Andrew Lambirth talks to the artist John Hoyland about his life and work

‘Also, I wasn’t a great success in America. Art has to come from inside you. What I really didn’t like was that in America, it was all coming at you. Like: “Are you in this show? D’you know what he’s just sold for? You’d better get on the ball, kid, you’d better get in there.” Pressure all the time. I came back and decided I wouldn’t paint a lot of pictures, I’d just keep on one until I’d completely resolved it. So I switched working methods.’

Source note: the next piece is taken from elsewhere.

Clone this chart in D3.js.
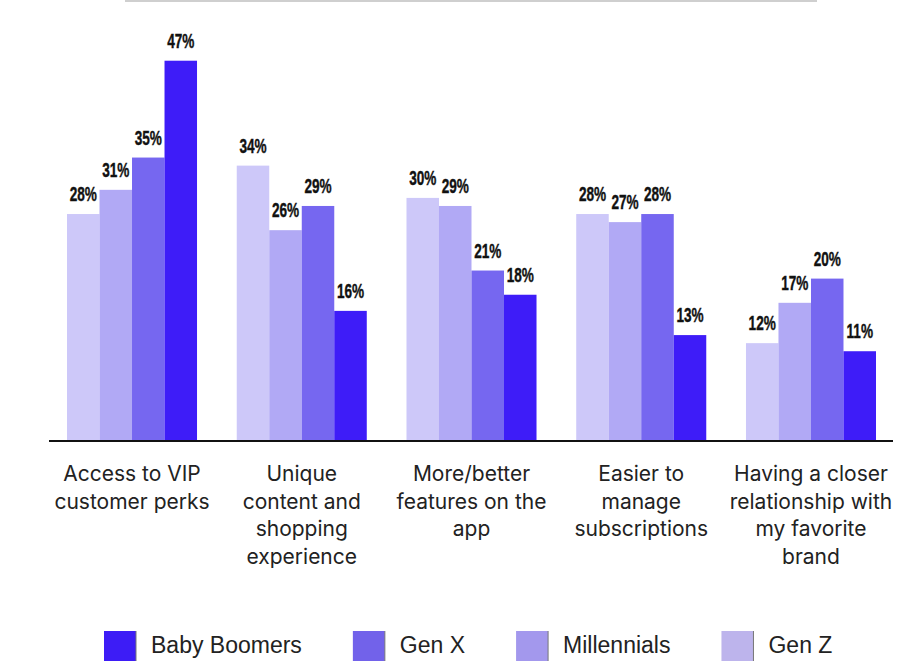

Instead of the staining of colour he was known for, he began to use a palette-knife and Polyfilla along with the paint. It was a very different approach and typical of his ability to change tack, whatever the cost to his reputation. Since then, he has altered course whenever he had to. He lives and works in London, travels regularly to Spain and the Caribbean, making little diagrams of possible forms for his paintings in sketchbooks. In the studio he tends to put down a dark ground on a canvas with a paintbrush and then add glazes of iridescent paint. On top of that he works mostly with spilled or poured paint, with the canvas on the floor. ‘And of course I throw paint, which gives it a kind of energy. I can throw four colours in one clump. It’s like the blind Zen archer — you gradually get more accurate.

‘Pollock used to draw with paint through holes in cans to get the extended line you can’t get with a brush. I’m doing something very similar.’ Hoyland squeezes liquid acrylic paint from bottles, exploiting the unpredictability of its behaviour, though long years of experimenting have taught him how his materials will react. ‘I’ll often do a test on the floor, to see how the paint is going to come out. [Hoyland’s studio floor is famous and much-photographed. People have even wanted to buy it.] But when it comes to the actual act on the painting you just have to grab your balls and charge.

‘I’ve spent a lot of the past ten years looking for visual structures that I find satisfying, though at the moment there is less and less structure in my work. Suddenly I find that my paintings seem not to require it. I’m painting oxygen or something. Air. I’ve always thought that paintings needed to be structured, otherwise all you’ve got is chaos.’ But now he is collaborating with chaos and still somehow managing to ride the wave. ‘I like to try to make these pictures paint themselves,’ he says. ‘The less you impose, the fresher it is. Painting is a kind of alchemy. When you’re young, you want to show everybody what a tough guy you are, how strong you can paint and how you can knock everybody around. As you get older you want to show how intelligent you are, how you know the game and how subtle and penetrating you can be. Then when you get old, you’re just compelled to paint what you don’t know. That’s what’s happened to me.’